A sua atuação de tão arrojada que foi, cativou muitos, mas por outro lado, incendiou as redes sociais. O artista conseguiu a pontuação máxima do público ficando em 2ºlugar na votação da 1º semifinal. No entanto, tendo em conta algumas das críticas bastante negativas que se vão lendo por aí, apregoa-se que Conan não consegue oferecer nada
que se aproveite à música portuguesa. Um crescente bando de “virgens ofendidas” num pais onde já não há virgens. São demasiados aqueles, que com os seus sentimentos revivalistas, teimam em aludir e enaltecer o passado, optando sempre por tentar reduzir a cinzas a sua atuação. O snobismo musical de muitos não lhes permite se quer
predispor o seu ouvido refinado a ouvir algo que não seja habitual. Existe mesmo uma certa aversão por parte destas pessoas em ouvir algo que não seja o tradicional.
Seguramente que Conan consegue oferecer muito mais do que as “Marias vai com as outras” desta vida que tendencialmente criticam tudo e todos, e que nada contribuem para o progresso do paradigma musical a nível nacional.

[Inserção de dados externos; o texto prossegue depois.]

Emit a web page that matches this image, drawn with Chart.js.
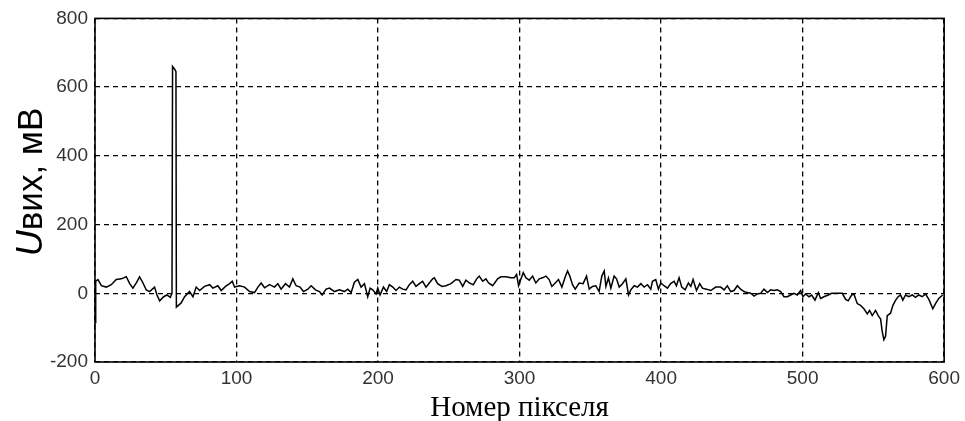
<!DOCTYPE html>
<html>
<head>
<meta charset="utf-8">
<script src="https://cdn.jsdelivr.net/npm/chart.js@4"></script>
<style>
  html, body { margin: 0; padding: 0; background: #fff; }
  #wrap { width: 965px; height: 421px; position: relative; }
</style>
</head>
<body>
<div id="wrap"><canvas id="sigChart"></canvas></div>
<script>
// pixel numbers (x) and output voltage in mV (y)
const pixelNo = [
  0, 0.5, 2.1, 4.5, 8, 11.5, 15, 18.6, 22.1, 24.5, 26.8, 29.2, 31.5, 33.9, 36.2, 38.6,
  42.1, 43.8, 45.7, 48.5, 50.8, 53.2, 54.4, 54.8, 56.3, 57.2, 57.5, 60.9, 63.3, 66.8,
  69.2, 71.5, 73.9, 77.4, 81, 83.3, 86.8, 89.2, 92.2, 95.1, 97, 98.6, 102.1, 105.7,
  109.2, 112.7, 115.1, 117.4, 119.8, 123.3, 126.8, 129.2, 131.5, 134.6, 137.4, 139.8,
  142.1, 144.9, 147.3, 150.4, 152.7, 155.8, 158.6, 160.5, 163.3, 165.7, 169.2, 172.7,
  176.2, 178.6, 181, 183.3, 185.7, 188, 190.4, 192.7, 194.4, 196.2, 198.6, 199.8,
  201.4, 203.8, 206.1, 208, 210.4, 212.7, 215.1, 217.4, 219.8, 222.1, 224.5, 226.8,
  229.2, 231.5, 233.9, 236.2, 238.6, 239.8, 242.1, 245.2, 248, 251.5, 255.1, 257.4,
  259.8, 262.1, 264.5, 267.3, 269.7, 271.5, 273.9, 276.2, 278.1, 281, 284.5, 286.8,
  290.4, 293.9, 296.2, 297.9, 299.3, 301, 302.6, 304.5, 306.8, 309.2, 311.5, 313.9,
  316.2, 318.6, 320.9, 322.8, 325.2, 327.5, 329.9, 332.3, 333.9, 335.5, 337.4, 339.3,
  342.1, 344.9, 347.3, 349.2, 351.5, 353.9, 356.2, 358.1, 359.8, 361, 362.8, 364.5,
  366.8, 368.5, 370.4, 372.7, 375.1, 377, 378.6, 381, 383.3, 385.7, 388, 390.4, 392.7,
  393.9, 396.2, 398.1, 399.8, 402.1, 404.5, 406.8, 409.2, 410.8, 412.7, 414.6, 417,
  419.3, 421, 422.6, 425, 427.3, 429.2, 432, 435.1, 438.6, 442.1, 444.5, 446.8, 449.2,
  451.5, 453.9, 456.2, 458.6, 460.9, 463.3, 465.7, 468, 470.4, 472.7, 475.1, 477.4,
  479.8, 482.1, 484.5, 486.8, 489.2, 491.5, 493.9, 496.2, 498.6, 500.2, 502.1, 504.5,
  506.4, 508.7, 511.1, 512.7, 515.1, 518.1, 520.5, 524.5, 528, 530.4, 532.2, 534.6,
  536.2, 538.6, 540.9, 543.3, 545.7, 547.3, 549.2, 551.5, 553.4, 555.1, 556.2, 557.4,
  558.6, 559.8, 562.1, 563.8, 565.7, 567.5, 569.2, 570.8, 572.7, 575.1, 577.4, 579.8,
  582.1, 584.5, 586.8, 589.2, 592, 593.9, 596.2, 599
];
const uOut = [
  -85, 35, 40, 22, 18, 25, 40, 42, 48, 28, 15, 30, 48, 30, 10, 5,
  18, -5, -22, -10, -5, -12, 0, 660, 652, 645, -40, -28, -10, 5,
  -10, 18, 8, 20, 25, 15, 22, 8, 20, 28, 35, 18, 22, 18,
  5, 2, 18, 30, 16, 25, 18, 28, 12, 28, 18, 42,
  22, 18, 5, 12, 22, 10, 5, -5, 12, 15, 5, 10,
  5, 12, 2, 32, 40, 18, 28, -10, 15, 10, -2, 15,
  -5, 18, 5, 25, 18, 8, 18, 12, 10, 25, 35, 20,
  28, 35, 18, 30, 42, 45, 28, 20, 22, 28, 40, 38,
  20, 38, 30, 25, 42, 50, 35, 42, 30, 22, 42, 48,
  48, 45, 45, 55, 22, 42, 60, 45, 38, 50, 30, 42,
  45, 50, 40, 20, 30, 40, 18, 48, 65, 50, 25, 12,
  30, 28, 50, 12, 20, 22, 5, 50, 65, 20, 45, 15,
  50, 42, 18, 28, 42, -5, 10, 22, 18, 28, 18, 25, 12,
  35, 40, 12, 30, 22, 15, 28, 35, 22, 45, 18, 10,
  30, 20, 40, 8, 28, 15, 12, 8, 18, 18, 10, 22, 5,
  8, 22, 12, 5, 2, 0, -8, -2, 0, 12, 2, 10,
  8, 10, 5, -10, -10, -5, 0, -5, 8, -10, -2, -10,
  -5, -20, 2, -15, -10, -5, 0, 0, 0, -18, -22, -5,
  -2, -30, -35, -45, -60, -50, -65, -50, -65, -75, -110, -135,
  -125, -65, -58, -35, -20, -10, -5, -20, -5, -10, -5, -12,
  -5, -10, -2, -18, -45, -30, -15, -5
];
const xTicks = [0, 100, 200, 300, 400, 500, 600];
const yTicks = [-200, 0, 200, 400, 600, 800];
const xTitle = 'Номер пікселя';

const points = pixelNo.map((x, i) => ({ x: x, y: uOut[i] }));

// frame + axis titles (y title has italic U)
const decor = {
  id: 'decor',
  afterDraw(chart) {
    const { ctx, chartArea: a } = chart;
    ctx.save();
    ctx.strokeStyle = '#000';
    ctx.lineWidth = 1.6;
    ctx.strokeRect(a.left, a.top, a.right - a.left, a.bottom - a.top);

    ctx.fillStyle = '#000';
    ctx.textAlign = 'center';
    ctx.textBaseline = 'alphabetic';
    ctx.font = '29px "Liberation Serif"';
    ctx.fillText(xTitle, (a.left + a.right) / 2, 416);

    // y title, rotated
    const parts = [
      { t: 'U', f: 'italic 36px "Liberation Sans"' },
      { t: 'вих, мВ', f: '35px "Liberation Sans"' }
    ];
    let total = 0;
    parts.forEach(p => { ctx.font = p.f; p.w = ctx.measureText(p.t).width; total += p.w; });
    ctx.translate(42, 182);
    ctx.rotate(-Math.PI / 2);
    ctx.textAlign = 'left';
    let x = -total / 2;
    parts.forEach(p => { ctx.font = p.f; ctx.fillText(p.t, x, 0); x += p.w; });
    ctx.restore();
  }
};

new Chart(document.getElementById('sigChart'), {
  type: 'line',
  data: {
    datasets: [{
      data: points,
      borderColor: '#000',
      borderWidth: 1.5,
      pointRadius: 0,
      tension: 0,
      fill: false
    }]
  },
  options: {
    responsive: true,
    maintainAspectRatio: false,
    animation: false,
    events: [],
    layout: { padding: { left: 0, right: 20, top: 18, bottom: 0 } },
    plugins: { legend: { display: false }, tooltip: { enabled: false } },
    scales: {
      x: {
        type: 'linear',
        min: 0, max: 600,
        afterFit: s => { s.height = 59; },
        afterBuildTicks: s => { s.ticks = xTicks.map(v => ({ value: v })); },
        grid: { color: '#000', lineWidth: 1.3, drawTicks: false },
        border: { display: false, dash: [5, 4] },
        ticks: { color: '#333', font: { family: 'Liberation Sans', size: 19 }, padding: 5, maxRotation: 0 }
      },
      y: {
        min: -200, max: 800,
        afterFit: s => { s.width = 95; },
        afterBuildTicks: s => { s.ticks = yTicks.map(v => ({ value: v })); },
        grid: { color: '#000', lineWidth: 1.3, drawTicks: false },
        border: { display: false, dash: [5, 4] },
        ticks: { color: '#333', font: { family: 'Liberation Sans', size: 19 }, padding: 7 }
      }
    }
  },
  plugins: [decor]
});
</script>
</body>
</html>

As redes sociais são peritas em incubar estes seres amorfos, sem opinião própria, que andam sempre por aí ao “deus
dará” à boleia das discussões em voga para terem a oportunidade do seu tempo ocupar. Um reflexo do país em que vivemos. Pessoas que na sua maioria destilam ódio com base em ofensas gratuitas sem qualquer fundamento, e alimentam a sua vida, de tão insípida que é, à base disso. Para quem não gosta, nunca será demais relembrar que a RTP 1, não é o único canal português, não estamos nos anos 60, o comando da televisão tem mais números para carregar.

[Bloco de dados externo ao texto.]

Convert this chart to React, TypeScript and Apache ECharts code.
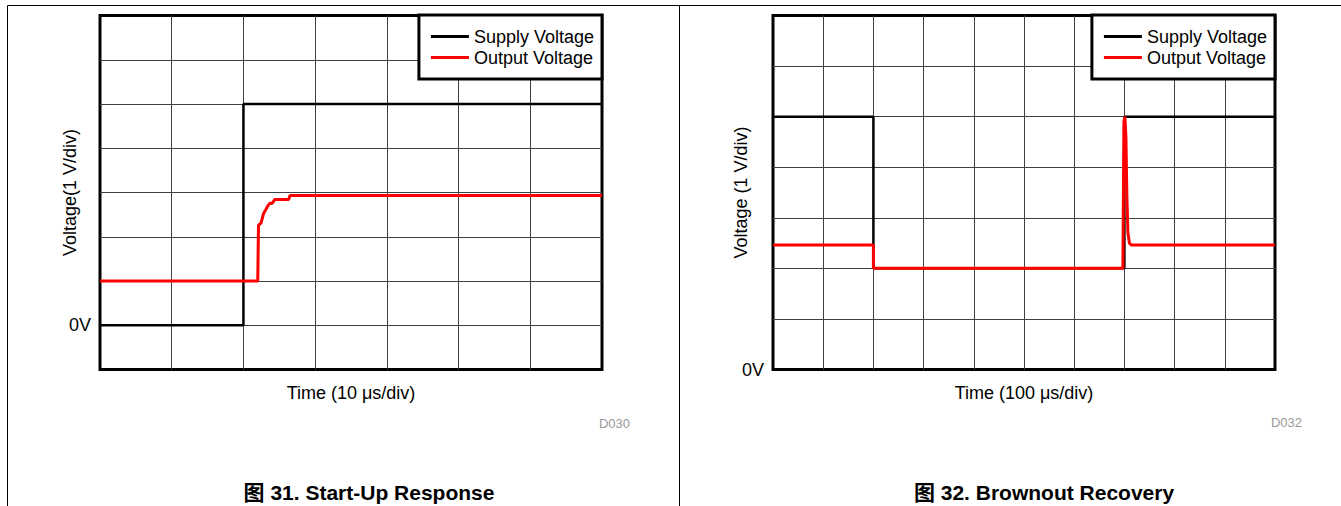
import React, { useEffect, useRef } from "react";
import * as echarts from "echarts";

// Start-up response (time in µs, voltage in V)
const startSupplyT = [0, 20, 20, 70];
const startSupplyV = [0, 0, 5, 5];
const startOutputT = [0, 22.0, 22.1, 22.45, 22.8, 23.15, 23.45, 23.7, 24.0, 24.35, 26.3, 26.5, 70];
const startOutputV = [1, 1, 2.26, 2.31, 2.52, 2.62, 2.71, 2.76, 2.75, 2.84, 2.84, 2.93, 2.93];

// Brownout recovery (time in µs, voltage in V)
const brownSupplyT = [0, 200, 200, 700, 700, 1000];
const brownSupplyV = [5, 5, 2, 2, 5, 5];
const brownOutputT = [0, 200, 200, 697, 699, 701, 703, 705, 707, 710, 714, 1000];
const brownOutputV = [2.46, 2.46, 2.0, 2.0, 4.9, 5.0, 4.6, 3.4, 2.7, 2.5, 2.46, 2.46];

const seriesNames = ["Supply Voltage", "Output Voltage"];
const captions = ["图 31. Start-Up Response", "图 32. Brownout Recovery"];
const docIds = ["D030", "D032"];

const FONT = '"Liberation Sans", Arial, sans-serif';
const CJK_FONT = '"Liberation Sans", Arial, "Noto Sans CJK SC", sans-serif';

const pairs = (t: number[], v: number[]) => t.map((x, i) => [x, v[i]]);

const gridLine = { show: true, showMinLine: false, showMaxLine: false, lineStyle: { color: "#404040", width: 1 } };

function xAxis(gridIndex: number, max: number, interval: number, name: string) {
  return {
    type: "value",
    gridIndex,
    min: 0,
    max,
    interval,
    name,
    nameLocation: "middle",
    nameGap: 14,
    nameMoveOverlap: false,
    nameTextStyle: { fontSize: 18, color: "#000", fontFamily: FONT },
    axisLine: { show: false },
    axisTick: { show: false },
    axisLabel: { show: false },
    splitLine: gridLine,
  };
}

function yAxis(gridIndex: number, min: number, max: number, name: string, nameGap: number) {
  return {
    type: "value",
    gridIndex,
    min,
    max,
    interval: 1,
    name,
    nameLocation: "middle",
    nameGap,
    nameMoveOverlap: false,
    nameTextStyle: { fontSize: 18, color: "#000", fontFamily: FONT },
    axisLine: { show: false },
    axisTick: { show: false },
    axisLabel: {
      show: true,
      margin: 9,
      fontSize: 18,
      color: "#000",
      fontFamily: FONT,
      formatter: (v: number) => (v === 0 ? "0V" : ""),
    },
    splitLine: gridLine,
  };
}

function legend(right: number) {
  return {
    right,
    top: 15,
    orient: "vertical",
    icon: "rect",
    itemWidth: 38,
    itemHeight: 3,
    itemGap: 0,
    padding: [11, 8, 11, 12],
    backgroundColor: "#fff",
    borderColor: "#000",
    borderWidth: 3,
    borderRadius: 0,
    selectedMode: false,
    textStyle: { fontSize: 18, lineHeight: 21, color: "#000", fontFamily: FONT },
    data: seriesNames,
    z: 10,
  };
}

function lineSeries(name: string, idx: number, data: number[][], color: string, width: number, z: number) {
  return {
    type: "line",
    name,
    xAxisIndex: idx,
    yAxisIndex: idx,
    data,
    showSymbol: false,
    symbol: "none",
    color,
    itemStyle: { color },
    lineStyle: { color, width },
    z,
  };
}

export default function App() {
  const ref = useRef<HTMLDivElement>(null);

  useEffect(() => {
    if (!ref.current) return;
    const chart = echarts.init(ref.current, undefined, { renderer: "svg" });
    chart.setOption({
      animation: false,
      backgroundColor: "#fff",
      grid: [
        { left: 100, top: 15.5, width: 502, height: 354, show: true, borderColor: "#000", borderWidth: 3, backgroundColor: "transparent" },
        { left: 773, top: 15.5, width: 502, height: 354, show: true, borderColor: "#000", borderWidth: 3, backgroundColor: "transparent" },
      ],
      xAxis: [xAxis(0, 70, 10, "Time (10 μs/div)"), xAxis(1, 1000, 100, "Time (100 μs/div)")],
      yAxis: [yAxis(0, -1, 7, "Voltage(1 V/div)", 21), yAxis(1, 0, 7, "Voltage (1 V/div)", 23)],
      legend: [legend(1341 - 602), legend(1341 - 1275)],
      series: [
        lineSeries(seriesNames[0], 0, pairs(startSupplyT, startSupplyV), "#000", 2.5, 3),
        lineSeries(seriesNames[1], 0, pairs(startOutputT, startOutputV), "#ff0000", 3, 4),
        lineSeries(seriesNames[0], 1, pairs(brownSupplyT, brownSupplyV), "#000", 2.5, 3),
        lineSeries(seriesNames[1], 1, pairs(brownOutputT, brownOutputV), "#ff0000", 3, 4),
      ],
      graphic: [
        { type: "line", shape: { x1: 7.5, y1: 5.5, x2: 1341, y2: 5.5 }, style: { stroke: "#000", lineWidth: 1 } },
        { type: "line", shape: { x1: 7.5, y1: 5.5, x2: 7.5, y2: 506 }, style: { stroke: "#000", lineWidth: 1 } },
        { type: "line", shape: { x1: 679.5, y1: 5.5, x2: 679.5, y2: 506 }, style: { stroke: "#000", lineWidth: 1 } },
        {
          type: "text", x: 630, y: 423,
          style: { text: docIds[0], fill: "#999", fontSize: 13, fontFamily: FONT, align: "right", verticalAlign: "middle" },
        },
        {
          type: "text", x: 1302, y: 422,
          style: { text: docIds[1], fill: "#999", fontSize: 13, fontFamily: FONT, align: "right", verticalAlign: "middle" },
        },
        {
          type: "text", x: 369, y: 492,
          style: { text: captions[0], fill: "#000", fontSize: 21, fontWeight: "bold", fontFamily: CJK_FONT, align: "center", verticalAlign: "middle" },
        },
        {
          type: "text", x: 1044, y: 492,
          style: { text: captions[1], fill: "#000", fontSize: 21, fontWeight: "bold", fontFamily: CJK_FONT, align: "center", verticalAlign: "middle" },
        },
      ],
    });
    return () => chart.dispose();
  }, []);

  return (
    <div
      ref={ref}
      style={{ position: "absolute", left: 0, top: 0, width: 1341, height: 506, background: "#fff" }}
    />
  );
}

No inicio dos anos 80, se bem se lembra, António Variações, o mítico barbeiro que foi descoberto por Júlio Isidro, quando iniciou a sua carreira musical foi vitima do mesmo preconceito, por estar a 1000 anos luz á frente do seu tempo e de pessoas que revelam ser como aqueles cavalos que tem palas nos olhos, que possuem a infeliz capacidade de apenas conseguir ver para a frente. Sempre visto como um extraterrestre. Já devíamos saber que o preconceito em Portugal, sempre foi estrutural. Ninguém é superior ou inferior por gostar ou deixar de gostar deste tipo de artista. Quanto a quem realmente gosta, não se julgue, respeite-se. O que seria feito do vermelho, se todos gostássemos do amarelo. Gostos discutem-se, estamos constantemente a fazê-lo. Cada qual com o seu. Ninguém é obrigado a gostar. Apenas a respeitar.

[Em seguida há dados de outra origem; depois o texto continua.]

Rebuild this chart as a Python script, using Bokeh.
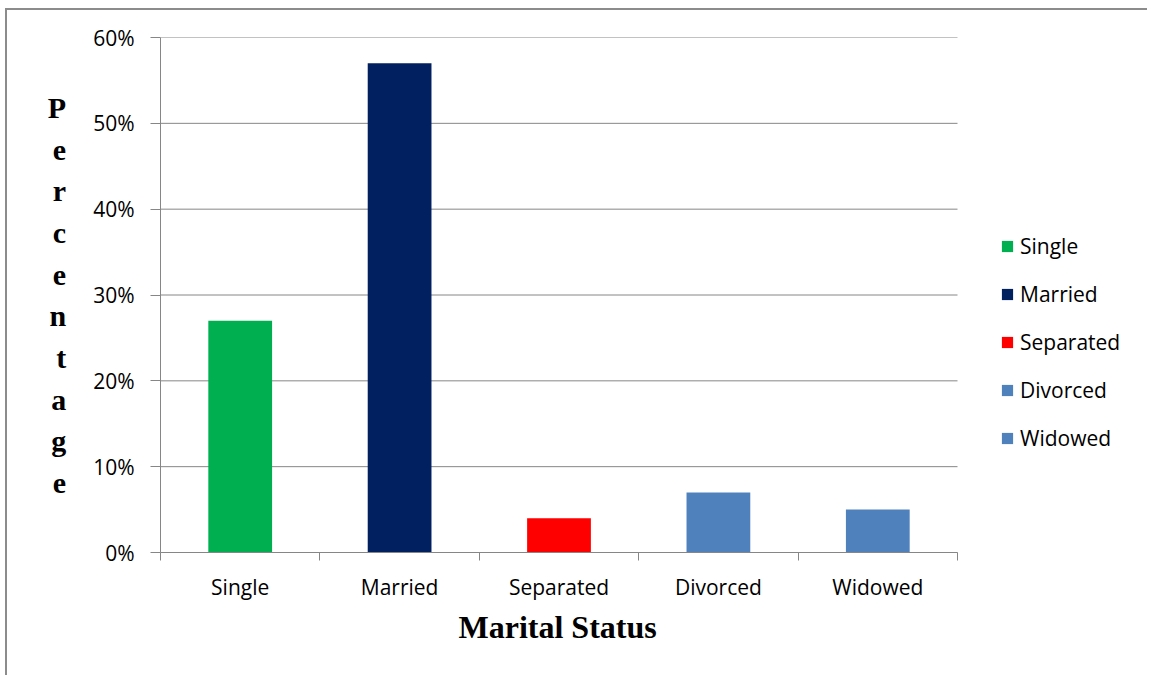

Esperemos que não aconteça com Osiris o mesmo que aconteceu com Variações, em que durante anos a fio nunca lhe foi dado o devido reconhecimento, e só muito tempo após a sua morte é que foram capazes de reconhecer quão boa era a qualidade da sua música. Os génios nunca serão compreendidos pela nossa sociedade, a sua aceitação nunca será unânime. Quanto a Conan, provavelmente, lá terá que ser o estrangeiro, a reconhecer a sua qualidade enquanto intérprete, e aí, já todo o português irá adorar. Tal como aconteceu com Salvador Sobral em 2017.
Nos dias de hoje, em Portugal, a inovação e utilização de pensamentos “fora da caixa” são, indubitavelmente, postos de lado, recai-se cada vez mais, quer se queira ou não, na repugnante “ditadura do politicamente correto”, em que a sociedade nos impõe padrões de consumo, limites à liberdade de inovar, condiciona sobretudo aquilo que dizemos ou fazemos, aniquilando sempre do sistema quem quer fugir à regra e assim, acabamos sempre por viver circunscritos ao vulgar. Existe cada vez mais uma barreira invisível que nos oprime. Se não se abrirem novos horizontes nunca se sairá do mesmo sitio. Já farta esta castração que as redes sociais cada vez mais potenciam. Arrisque-se mais sem pensar nas consequências que daí advirão. Independentemente de sermos muito bons ou muito maus naquilo que estamos a fazer, iremos ser sempre criticados, seja por inveja alheia ou por estarmos a falhar. Metam os olhos em Conan Osiris e sigam o seu exemplo.
O mundo será sempre daqueles que são ousados e jamais temem vir a ser criticados. Se este rapaz não ganha, quem parte o telemóvel sou eu!
João Pedro Canário
Confesso que não gostei nada da letra e da estética visual da canção. Gosto bastante da parte melódica, vocal e instrumental. Mas não é todos os dias que, aos 45 anos, temos uma lição tão bem dada por alguém com 18. Muitos parabéns, João Pedro. Excelente artigo.